> [THE DATA]:
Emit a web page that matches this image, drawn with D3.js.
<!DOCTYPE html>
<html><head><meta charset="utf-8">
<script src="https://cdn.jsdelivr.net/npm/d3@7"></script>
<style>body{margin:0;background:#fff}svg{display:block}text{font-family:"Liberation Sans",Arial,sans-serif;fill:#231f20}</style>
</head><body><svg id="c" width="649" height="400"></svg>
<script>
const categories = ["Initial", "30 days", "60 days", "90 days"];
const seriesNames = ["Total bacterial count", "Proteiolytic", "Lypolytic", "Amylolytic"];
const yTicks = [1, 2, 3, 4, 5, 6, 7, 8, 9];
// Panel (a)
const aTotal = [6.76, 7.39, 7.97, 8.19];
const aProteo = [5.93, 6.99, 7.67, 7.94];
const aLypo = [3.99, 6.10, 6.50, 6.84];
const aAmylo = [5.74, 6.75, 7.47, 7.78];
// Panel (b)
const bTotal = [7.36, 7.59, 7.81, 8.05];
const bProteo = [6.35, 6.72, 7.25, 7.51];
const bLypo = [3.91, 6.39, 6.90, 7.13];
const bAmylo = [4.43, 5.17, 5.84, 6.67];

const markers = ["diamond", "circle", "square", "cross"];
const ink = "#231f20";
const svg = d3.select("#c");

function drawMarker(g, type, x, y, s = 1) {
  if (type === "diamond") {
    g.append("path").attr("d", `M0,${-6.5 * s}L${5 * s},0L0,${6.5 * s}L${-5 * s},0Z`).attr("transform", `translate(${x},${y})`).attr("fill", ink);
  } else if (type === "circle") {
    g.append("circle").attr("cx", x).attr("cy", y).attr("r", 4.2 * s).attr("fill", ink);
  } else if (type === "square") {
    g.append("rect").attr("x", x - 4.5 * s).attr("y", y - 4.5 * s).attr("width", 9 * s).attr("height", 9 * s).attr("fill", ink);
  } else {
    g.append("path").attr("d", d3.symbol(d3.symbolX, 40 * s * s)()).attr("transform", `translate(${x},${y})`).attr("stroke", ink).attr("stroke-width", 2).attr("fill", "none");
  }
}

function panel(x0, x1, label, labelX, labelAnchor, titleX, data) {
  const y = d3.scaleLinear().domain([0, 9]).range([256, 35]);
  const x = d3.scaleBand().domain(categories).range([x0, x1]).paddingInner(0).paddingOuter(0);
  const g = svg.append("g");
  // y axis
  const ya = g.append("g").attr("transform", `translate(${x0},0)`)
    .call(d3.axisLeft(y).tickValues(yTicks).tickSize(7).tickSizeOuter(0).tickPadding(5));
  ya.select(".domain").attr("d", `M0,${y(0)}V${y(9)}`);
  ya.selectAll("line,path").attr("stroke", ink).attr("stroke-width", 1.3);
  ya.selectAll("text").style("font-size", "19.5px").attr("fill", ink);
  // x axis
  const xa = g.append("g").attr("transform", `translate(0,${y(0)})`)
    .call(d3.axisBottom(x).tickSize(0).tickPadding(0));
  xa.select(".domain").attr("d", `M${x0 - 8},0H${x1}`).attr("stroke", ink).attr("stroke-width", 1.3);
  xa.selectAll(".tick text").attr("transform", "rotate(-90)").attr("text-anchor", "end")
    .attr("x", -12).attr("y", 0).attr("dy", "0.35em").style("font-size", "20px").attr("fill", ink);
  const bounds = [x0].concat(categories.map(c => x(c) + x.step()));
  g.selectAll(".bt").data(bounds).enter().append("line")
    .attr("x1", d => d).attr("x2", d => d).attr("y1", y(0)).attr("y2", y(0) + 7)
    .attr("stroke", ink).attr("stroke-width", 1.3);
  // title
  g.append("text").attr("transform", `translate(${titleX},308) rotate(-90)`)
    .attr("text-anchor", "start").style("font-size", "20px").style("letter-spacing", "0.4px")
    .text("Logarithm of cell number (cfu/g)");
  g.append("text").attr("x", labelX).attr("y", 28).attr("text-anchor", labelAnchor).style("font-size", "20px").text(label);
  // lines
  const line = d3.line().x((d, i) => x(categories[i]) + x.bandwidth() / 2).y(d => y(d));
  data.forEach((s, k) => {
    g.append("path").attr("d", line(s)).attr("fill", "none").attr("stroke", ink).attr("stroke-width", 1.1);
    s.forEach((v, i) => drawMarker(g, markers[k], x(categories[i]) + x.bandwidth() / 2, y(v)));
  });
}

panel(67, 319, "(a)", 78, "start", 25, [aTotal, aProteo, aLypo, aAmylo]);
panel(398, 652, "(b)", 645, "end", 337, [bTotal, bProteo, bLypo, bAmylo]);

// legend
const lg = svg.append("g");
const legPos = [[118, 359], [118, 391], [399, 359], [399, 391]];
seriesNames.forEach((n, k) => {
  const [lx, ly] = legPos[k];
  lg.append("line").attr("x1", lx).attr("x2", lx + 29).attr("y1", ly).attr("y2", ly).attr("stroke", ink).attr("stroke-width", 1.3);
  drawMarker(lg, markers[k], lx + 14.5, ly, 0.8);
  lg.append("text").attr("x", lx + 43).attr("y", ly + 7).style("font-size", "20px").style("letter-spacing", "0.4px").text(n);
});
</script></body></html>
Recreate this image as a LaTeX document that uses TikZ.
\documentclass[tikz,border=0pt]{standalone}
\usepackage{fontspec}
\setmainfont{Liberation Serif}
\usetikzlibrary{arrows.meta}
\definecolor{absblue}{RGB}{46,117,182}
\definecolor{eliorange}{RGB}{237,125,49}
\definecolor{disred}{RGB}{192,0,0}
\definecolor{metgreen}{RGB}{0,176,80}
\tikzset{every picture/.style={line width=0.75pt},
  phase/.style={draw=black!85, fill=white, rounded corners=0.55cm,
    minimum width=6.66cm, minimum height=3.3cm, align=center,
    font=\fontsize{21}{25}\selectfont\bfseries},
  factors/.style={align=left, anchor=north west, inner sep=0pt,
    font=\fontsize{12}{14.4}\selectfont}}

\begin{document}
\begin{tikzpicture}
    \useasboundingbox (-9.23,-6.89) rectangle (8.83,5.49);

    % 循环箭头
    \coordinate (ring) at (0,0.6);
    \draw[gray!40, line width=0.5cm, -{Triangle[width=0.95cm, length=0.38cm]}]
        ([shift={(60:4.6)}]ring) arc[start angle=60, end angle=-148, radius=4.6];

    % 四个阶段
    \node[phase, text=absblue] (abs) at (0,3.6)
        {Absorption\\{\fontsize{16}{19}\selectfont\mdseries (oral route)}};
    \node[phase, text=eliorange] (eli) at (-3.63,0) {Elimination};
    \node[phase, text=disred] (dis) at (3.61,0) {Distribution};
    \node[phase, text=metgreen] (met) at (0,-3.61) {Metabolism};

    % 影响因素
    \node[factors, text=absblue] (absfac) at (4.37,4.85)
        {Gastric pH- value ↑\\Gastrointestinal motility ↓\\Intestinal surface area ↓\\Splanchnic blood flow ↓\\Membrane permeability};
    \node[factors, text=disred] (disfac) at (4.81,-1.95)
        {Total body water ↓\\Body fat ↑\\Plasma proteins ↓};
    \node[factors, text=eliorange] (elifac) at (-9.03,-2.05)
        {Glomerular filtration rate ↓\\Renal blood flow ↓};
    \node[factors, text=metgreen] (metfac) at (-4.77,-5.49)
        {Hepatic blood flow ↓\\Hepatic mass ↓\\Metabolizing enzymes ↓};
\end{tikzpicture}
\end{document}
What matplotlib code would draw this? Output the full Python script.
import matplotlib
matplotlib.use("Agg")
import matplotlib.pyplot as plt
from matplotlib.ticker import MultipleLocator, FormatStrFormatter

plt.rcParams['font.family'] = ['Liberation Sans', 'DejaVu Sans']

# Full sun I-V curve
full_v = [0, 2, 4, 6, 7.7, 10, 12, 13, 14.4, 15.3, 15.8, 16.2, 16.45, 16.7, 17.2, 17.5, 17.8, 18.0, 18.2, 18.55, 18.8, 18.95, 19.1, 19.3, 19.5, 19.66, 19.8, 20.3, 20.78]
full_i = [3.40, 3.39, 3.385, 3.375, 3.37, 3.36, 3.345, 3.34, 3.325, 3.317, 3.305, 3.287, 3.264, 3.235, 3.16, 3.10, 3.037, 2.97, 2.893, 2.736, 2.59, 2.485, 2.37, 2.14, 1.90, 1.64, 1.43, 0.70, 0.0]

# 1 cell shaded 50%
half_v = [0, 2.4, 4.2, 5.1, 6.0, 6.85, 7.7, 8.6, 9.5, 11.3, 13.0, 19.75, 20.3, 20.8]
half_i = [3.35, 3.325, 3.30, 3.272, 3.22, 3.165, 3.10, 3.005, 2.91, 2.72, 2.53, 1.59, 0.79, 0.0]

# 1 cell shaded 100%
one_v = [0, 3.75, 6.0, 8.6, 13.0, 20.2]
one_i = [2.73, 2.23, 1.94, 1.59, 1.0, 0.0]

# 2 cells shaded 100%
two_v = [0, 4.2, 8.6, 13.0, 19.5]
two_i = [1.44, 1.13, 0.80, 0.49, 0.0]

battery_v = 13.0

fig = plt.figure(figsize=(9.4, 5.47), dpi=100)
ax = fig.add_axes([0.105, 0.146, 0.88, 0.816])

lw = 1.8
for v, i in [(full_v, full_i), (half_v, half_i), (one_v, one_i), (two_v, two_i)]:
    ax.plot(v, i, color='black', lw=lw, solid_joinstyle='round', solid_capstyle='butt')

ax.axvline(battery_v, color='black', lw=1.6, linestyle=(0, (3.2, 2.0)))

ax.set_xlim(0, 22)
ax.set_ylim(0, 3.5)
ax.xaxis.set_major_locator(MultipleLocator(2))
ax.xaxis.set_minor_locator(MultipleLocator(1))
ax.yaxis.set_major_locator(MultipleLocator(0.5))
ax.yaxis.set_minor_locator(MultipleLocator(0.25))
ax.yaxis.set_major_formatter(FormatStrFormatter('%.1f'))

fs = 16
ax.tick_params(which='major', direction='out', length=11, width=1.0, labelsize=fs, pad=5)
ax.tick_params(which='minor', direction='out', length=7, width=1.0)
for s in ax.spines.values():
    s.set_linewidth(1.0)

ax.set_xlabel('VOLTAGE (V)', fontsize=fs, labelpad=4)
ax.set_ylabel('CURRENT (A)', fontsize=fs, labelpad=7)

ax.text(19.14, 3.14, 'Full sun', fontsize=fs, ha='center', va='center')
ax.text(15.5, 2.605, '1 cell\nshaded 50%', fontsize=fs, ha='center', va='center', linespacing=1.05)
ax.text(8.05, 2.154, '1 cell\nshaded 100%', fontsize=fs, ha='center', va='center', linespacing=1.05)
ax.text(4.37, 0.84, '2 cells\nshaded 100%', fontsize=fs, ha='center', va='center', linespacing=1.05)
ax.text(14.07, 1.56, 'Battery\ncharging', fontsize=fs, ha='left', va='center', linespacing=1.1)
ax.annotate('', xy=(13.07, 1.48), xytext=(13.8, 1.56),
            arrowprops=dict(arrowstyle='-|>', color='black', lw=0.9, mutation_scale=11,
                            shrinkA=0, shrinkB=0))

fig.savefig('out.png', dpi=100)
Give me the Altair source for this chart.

> [WORK REQUIRED]:
Extract the lines from the line with "What matplotlib code" through the line with "ax.set_ylabel('CURRENT (A)', fontsize=fs, labelpad=7)". Keep both of those lines, copy everything exactly, and add nothing.

> [SOLUTION BELOW]:
What matplotlib code would draw this? Output the full Python script.
import matplotlib
matplotlib.use("Agg")
import matplotlib.pyplot as plt
from matplotlib.ticker import MultipleLocator, FormatStrFormatter

plt.rcParams['font.family'] = ['Liberation Sans', 'DejaVu Sans']

# Full sun I-V curve
full_v = [0, 2, 4, 6, 7.7, 10, 12, 13, 14.4, 15.3, 15.8, 16.2, 16.45, 16.7, 17.2, 17.5, 17.8, 18.0, 18.2, 18.55, 18.8, 18.95, 19.1, 19.3, 19.5, 19.66, 19.8, 20.3, 20.78]
full_i = [3.40, 3.39, 3.385, 3.375, 3.37, 3.36, 3.345, 3.34, 3.325, 3.317, 3.305, 3.287, 3.264, 3.235, 3.16, 3.10, 3.037, 2.97, 2.893, 2.736, 2.59, 2.485, 2.37, 2.14, 1.90, 1.64, 1.43, 0.70, 0.0]

# 1 cell shaded 50%
half_v = [0, 2.4, 4.2, 5.1, 6.0, 6.85, 7.7, 8.6, 9.5, 11.3, 13.0, 19.75, 20.3, 20.8]
half_i = [3.35, 3.325, 3.30, 3.272, 3.22, 3.165, 3.10, 3.005, 2.91, 2.72, 2.53, 1.59, 0.79, 0.0]

# 1 cell shaded 100%
one_v = [0, 3.75, 6.0, 8.6, 13.0, 20.2]
one_i = [2.73, 2.23, 1.94, 1.59, 1.0, 0.0]

# 2 cells shaded 100%
two_v = [0, 4.2, 8.6, 13.0, 19.5]
two_i = [1.44, 1.13, 0.80, 0.49, 0.0]

battery_v = 13.0

fig = plt.figure(figsize=(9.4, 5.47), dpi=100)
ax = fig.add_axes([0.105, 0.146, 0.88, 0.816])

lw = 1.8
for v, i in [(full_v, full_i), (half_v, half_i), (one_v, one_i), (two_v, two_i)]:
    ax.plot(v, i, color='black', lw=lw, solid_joinstyle='round', solid_capstyle='butt')

ax.axvline(battery_v, color='black', lw=1.6, linestyle=(0, (3.2, 2.0)))

ax.set_xlim(0, 22)
ax.set_ylim(0, 3.5)
ax.xaxis.set_major_locator(MultipleLocator(2))
ax.xaxis.set_minor_locator(MultipleLocator(1))
ax.yaxis.set_major_locator(MultipleLocator(0.5))
ax.yaxis.set_minor_locator(MultipleLocator(0.25))
ax.yaxis.set_major_formatter(FormatStrFormatter('%.1f'))

fs = 16
ax.tick_params(which='major', direction='out', length=11, width=1.0, labelsize=fs, pad=5)
ax.tick_params(which='minor', direction='out', length=7, width=1.0)
for s in ax.spines.values():
    s.set_linewidth(1.0)

ax.set_xlabel('VOLTAGE (V)', fontsize=fs, labelpad=4)
ax.set_ylabel('CURRENT (A)', fontsize=fs, labelpad=7)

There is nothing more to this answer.